**Directions:**
All lines in which the word "page" occurs are to be extracted.

Entries with chart source code
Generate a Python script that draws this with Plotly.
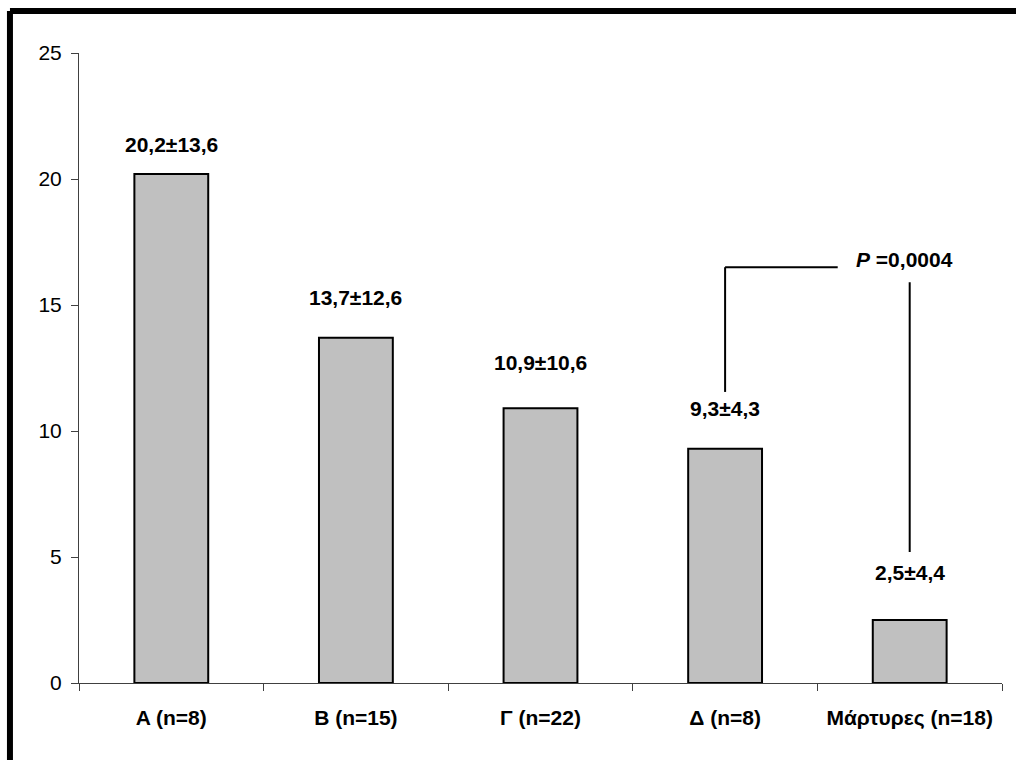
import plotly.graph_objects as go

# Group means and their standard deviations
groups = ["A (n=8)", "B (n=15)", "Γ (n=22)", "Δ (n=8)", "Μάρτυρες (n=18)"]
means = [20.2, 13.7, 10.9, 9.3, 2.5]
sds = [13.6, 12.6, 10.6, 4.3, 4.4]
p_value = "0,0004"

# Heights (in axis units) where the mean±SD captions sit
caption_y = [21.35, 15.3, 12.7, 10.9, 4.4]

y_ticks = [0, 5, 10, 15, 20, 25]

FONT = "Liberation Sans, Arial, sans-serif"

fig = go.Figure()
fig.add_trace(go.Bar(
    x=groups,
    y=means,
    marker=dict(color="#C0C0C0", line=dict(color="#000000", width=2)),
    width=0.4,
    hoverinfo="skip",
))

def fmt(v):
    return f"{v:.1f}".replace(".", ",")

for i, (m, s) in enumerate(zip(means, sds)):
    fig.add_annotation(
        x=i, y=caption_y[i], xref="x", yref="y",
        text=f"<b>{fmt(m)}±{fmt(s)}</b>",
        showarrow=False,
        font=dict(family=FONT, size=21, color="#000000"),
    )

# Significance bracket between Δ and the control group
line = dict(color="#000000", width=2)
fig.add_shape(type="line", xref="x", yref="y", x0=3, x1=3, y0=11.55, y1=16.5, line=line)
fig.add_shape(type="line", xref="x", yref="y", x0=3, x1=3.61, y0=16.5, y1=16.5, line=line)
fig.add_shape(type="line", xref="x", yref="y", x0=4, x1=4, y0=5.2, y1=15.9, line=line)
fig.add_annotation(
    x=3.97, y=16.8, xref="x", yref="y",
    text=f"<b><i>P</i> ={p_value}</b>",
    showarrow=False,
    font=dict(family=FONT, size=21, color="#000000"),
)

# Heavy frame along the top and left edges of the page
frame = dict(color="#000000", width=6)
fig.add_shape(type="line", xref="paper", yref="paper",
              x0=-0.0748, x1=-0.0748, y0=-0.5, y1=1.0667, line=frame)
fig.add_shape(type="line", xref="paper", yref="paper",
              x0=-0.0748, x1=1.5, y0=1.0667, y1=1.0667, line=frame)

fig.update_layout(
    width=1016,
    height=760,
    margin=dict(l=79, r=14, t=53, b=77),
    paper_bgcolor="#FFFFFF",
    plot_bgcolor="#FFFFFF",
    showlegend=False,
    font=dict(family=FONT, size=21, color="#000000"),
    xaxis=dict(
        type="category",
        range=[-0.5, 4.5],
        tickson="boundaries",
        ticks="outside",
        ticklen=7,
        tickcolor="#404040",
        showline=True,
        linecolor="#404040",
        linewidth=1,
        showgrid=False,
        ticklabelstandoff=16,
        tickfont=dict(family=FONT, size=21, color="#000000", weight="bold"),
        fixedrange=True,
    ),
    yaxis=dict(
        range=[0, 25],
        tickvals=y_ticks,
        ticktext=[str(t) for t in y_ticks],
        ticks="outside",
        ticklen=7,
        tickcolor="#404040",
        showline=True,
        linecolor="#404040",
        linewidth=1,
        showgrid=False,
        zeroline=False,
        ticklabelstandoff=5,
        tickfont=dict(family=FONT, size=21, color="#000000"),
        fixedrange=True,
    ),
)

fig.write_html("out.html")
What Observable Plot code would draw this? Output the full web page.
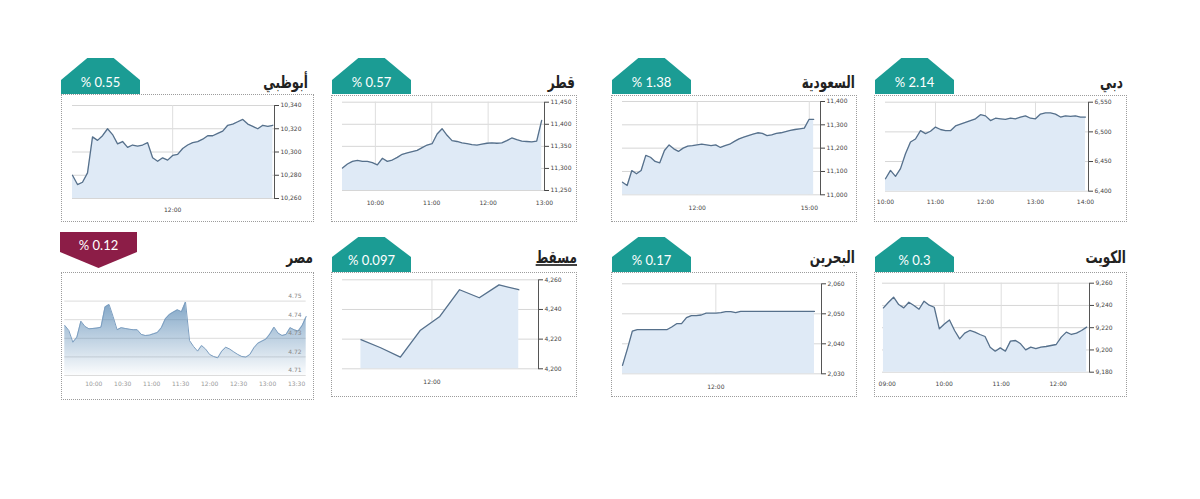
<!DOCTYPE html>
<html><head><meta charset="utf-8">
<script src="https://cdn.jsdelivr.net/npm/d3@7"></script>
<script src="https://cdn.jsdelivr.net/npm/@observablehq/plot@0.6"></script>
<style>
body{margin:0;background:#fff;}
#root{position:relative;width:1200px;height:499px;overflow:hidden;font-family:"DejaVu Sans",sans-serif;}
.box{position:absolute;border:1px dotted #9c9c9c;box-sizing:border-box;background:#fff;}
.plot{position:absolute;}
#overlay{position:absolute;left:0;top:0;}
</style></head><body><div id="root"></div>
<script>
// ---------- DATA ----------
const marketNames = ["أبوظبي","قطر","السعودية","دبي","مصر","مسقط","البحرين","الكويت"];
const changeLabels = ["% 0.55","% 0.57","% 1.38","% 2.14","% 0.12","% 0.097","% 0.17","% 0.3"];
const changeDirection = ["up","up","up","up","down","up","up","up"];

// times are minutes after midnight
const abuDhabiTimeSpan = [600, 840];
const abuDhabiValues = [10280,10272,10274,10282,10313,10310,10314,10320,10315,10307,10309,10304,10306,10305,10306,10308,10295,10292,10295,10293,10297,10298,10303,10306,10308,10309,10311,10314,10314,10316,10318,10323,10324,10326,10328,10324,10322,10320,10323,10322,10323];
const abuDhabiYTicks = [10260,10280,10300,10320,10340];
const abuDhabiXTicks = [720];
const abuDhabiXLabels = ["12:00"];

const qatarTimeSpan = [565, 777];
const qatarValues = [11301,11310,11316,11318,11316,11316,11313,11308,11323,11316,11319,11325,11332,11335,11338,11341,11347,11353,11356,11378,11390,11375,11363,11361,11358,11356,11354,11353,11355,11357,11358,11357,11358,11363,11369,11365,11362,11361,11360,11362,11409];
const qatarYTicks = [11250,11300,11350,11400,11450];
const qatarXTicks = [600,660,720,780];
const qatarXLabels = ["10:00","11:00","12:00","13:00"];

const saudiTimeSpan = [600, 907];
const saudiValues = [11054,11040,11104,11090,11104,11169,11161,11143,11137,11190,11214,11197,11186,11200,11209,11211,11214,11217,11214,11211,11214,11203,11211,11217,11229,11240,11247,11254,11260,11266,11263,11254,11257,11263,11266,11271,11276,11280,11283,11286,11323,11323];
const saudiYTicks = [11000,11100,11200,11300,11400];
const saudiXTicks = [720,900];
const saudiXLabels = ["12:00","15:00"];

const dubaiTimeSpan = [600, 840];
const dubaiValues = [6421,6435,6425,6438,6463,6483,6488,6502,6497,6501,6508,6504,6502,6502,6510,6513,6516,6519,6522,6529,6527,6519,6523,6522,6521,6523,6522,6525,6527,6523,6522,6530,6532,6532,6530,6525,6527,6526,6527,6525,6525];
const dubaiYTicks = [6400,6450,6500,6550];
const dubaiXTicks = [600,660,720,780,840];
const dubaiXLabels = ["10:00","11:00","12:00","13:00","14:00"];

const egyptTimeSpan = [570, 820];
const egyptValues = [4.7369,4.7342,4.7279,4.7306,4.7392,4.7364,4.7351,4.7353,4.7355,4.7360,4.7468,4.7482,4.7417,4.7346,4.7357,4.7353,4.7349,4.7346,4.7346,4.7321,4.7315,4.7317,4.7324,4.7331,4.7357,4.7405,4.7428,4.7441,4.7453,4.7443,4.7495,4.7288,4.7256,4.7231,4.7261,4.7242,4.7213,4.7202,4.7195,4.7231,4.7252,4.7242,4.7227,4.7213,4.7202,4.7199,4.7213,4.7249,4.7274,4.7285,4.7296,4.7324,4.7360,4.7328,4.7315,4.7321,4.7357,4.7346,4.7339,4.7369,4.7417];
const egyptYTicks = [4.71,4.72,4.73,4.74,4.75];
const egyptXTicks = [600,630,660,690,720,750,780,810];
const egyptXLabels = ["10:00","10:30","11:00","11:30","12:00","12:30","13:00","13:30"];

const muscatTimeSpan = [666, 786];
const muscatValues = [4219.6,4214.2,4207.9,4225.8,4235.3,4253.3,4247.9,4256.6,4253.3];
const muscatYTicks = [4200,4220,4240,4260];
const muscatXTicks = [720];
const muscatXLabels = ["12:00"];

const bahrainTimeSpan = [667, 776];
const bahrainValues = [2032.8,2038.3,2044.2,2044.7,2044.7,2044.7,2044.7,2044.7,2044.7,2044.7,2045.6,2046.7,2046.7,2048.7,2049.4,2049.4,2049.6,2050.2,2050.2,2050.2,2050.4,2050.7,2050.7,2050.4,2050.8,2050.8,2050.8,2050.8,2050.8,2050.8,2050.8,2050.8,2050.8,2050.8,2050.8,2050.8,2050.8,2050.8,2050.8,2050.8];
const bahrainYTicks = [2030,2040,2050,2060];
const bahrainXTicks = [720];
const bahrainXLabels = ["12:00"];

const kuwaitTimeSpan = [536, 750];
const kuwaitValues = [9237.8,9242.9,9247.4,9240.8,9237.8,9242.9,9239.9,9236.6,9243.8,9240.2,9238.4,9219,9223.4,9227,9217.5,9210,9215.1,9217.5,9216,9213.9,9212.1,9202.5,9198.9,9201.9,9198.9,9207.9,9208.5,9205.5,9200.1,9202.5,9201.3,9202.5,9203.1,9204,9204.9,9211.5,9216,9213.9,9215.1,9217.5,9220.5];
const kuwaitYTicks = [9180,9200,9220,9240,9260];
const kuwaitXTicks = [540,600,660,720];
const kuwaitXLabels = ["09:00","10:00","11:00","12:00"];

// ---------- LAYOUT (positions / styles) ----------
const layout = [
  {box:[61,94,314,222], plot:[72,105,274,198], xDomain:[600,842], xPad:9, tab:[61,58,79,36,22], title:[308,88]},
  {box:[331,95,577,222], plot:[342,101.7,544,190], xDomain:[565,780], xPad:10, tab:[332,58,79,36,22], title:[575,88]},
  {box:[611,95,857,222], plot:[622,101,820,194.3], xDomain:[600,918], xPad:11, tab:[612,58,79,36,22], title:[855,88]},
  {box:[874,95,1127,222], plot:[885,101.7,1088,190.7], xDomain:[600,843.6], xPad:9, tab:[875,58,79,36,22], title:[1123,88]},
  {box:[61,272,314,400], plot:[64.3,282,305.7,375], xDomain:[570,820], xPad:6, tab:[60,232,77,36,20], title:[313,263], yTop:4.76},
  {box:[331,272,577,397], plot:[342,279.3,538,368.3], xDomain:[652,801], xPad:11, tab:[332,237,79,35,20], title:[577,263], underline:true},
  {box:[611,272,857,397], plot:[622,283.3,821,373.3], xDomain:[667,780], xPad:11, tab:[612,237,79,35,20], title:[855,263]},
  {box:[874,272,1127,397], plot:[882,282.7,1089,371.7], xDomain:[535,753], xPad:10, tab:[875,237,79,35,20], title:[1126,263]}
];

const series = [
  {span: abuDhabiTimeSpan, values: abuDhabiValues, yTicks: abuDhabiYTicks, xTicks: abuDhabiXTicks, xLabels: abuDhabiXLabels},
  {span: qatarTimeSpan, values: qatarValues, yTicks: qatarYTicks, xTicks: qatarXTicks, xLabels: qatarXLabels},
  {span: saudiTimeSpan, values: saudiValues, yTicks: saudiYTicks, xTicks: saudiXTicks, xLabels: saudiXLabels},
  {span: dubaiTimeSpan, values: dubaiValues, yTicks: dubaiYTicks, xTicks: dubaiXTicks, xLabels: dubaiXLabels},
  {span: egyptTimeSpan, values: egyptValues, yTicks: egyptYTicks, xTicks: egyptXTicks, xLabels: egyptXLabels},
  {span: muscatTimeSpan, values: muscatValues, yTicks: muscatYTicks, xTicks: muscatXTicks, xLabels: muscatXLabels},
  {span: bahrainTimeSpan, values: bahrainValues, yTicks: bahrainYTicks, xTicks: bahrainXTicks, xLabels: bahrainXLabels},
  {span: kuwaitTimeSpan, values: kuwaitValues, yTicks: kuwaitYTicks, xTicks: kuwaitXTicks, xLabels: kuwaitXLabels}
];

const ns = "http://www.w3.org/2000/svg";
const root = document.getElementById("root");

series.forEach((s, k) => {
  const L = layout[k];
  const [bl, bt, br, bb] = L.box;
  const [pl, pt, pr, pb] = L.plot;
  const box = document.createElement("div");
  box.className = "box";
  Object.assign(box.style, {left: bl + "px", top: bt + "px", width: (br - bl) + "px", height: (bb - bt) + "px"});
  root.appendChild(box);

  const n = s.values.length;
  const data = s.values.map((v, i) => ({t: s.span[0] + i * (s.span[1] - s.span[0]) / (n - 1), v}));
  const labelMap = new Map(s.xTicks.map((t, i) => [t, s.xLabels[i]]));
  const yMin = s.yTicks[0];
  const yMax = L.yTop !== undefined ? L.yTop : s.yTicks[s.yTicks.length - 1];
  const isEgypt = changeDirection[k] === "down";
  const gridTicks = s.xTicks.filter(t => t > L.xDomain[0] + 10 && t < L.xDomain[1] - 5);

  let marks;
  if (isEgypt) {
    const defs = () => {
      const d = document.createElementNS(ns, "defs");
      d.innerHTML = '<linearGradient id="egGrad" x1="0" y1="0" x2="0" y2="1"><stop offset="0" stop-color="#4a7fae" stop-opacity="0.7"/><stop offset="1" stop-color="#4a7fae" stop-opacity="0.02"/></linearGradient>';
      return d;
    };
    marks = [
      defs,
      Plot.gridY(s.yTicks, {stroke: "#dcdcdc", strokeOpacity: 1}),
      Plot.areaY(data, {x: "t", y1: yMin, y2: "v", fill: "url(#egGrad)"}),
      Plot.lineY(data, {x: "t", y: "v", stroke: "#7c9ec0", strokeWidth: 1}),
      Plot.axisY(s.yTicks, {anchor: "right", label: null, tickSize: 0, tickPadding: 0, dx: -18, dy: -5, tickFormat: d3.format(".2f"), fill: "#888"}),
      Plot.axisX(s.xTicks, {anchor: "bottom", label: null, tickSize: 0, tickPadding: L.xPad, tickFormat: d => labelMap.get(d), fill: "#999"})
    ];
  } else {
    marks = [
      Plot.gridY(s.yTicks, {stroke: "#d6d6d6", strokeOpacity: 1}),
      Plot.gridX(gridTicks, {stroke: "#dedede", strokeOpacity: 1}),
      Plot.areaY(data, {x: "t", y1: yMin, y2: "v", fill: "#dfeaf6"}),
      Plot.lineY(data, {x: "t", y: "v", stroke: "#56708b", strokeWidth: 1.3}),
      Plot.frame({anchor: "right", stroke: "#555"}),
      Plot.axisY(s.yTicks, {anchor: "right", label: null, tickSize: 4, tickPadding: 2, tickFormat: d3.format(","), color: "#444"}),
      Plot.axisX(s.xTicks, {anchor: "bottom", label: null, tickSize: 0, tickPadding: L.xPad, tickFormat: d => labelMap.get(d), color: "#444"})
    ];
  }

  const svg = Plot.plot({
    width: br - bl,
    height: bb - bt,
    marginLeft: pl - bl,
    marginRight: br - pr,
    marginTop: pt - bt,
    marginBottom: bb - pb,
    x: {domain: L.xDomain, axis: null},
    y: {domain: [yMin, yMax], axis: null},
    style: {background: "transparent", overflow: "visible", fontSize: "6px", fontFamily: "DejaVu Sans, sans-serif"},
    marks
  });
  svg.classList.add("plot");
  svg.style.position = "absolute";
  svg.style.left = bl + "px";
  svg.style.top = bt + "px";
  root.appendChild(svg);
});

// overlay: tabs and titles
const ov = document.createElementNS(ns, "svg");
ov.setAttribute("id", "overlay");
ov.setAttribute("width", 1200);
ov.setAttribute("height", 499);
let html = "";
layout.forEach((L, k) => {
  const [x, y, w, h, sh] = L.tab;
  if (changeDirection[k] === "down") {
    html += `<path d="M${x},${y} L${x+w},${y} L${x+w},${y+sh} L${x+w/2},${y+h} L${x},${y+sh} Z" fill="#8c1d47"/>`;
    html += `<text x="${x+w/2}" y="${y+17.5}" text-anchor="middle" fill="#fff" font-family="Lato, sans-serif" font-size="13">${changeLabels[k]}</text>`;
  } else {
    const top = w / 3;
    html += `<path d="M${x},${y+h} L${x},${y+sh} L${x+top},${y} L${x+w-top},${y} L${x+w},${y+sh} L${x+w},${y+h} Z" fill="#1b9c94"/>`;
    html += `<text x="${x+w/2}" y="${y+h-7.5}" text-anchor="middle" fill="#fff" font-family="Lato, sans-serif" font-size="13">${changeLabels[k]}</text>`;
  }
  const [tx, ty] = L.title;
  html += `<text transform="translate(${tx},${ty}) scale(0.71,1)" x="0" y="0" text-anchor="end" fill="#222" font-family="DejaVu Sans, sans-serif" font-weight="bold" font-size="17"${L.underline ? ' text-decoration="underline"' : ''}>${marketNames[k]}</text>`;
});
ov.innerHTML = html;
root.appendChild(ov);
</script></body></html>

**Complete output:**
# Heavy frame along the top and left edges of the page
What Observable Plot code would draw this? Output the full web page.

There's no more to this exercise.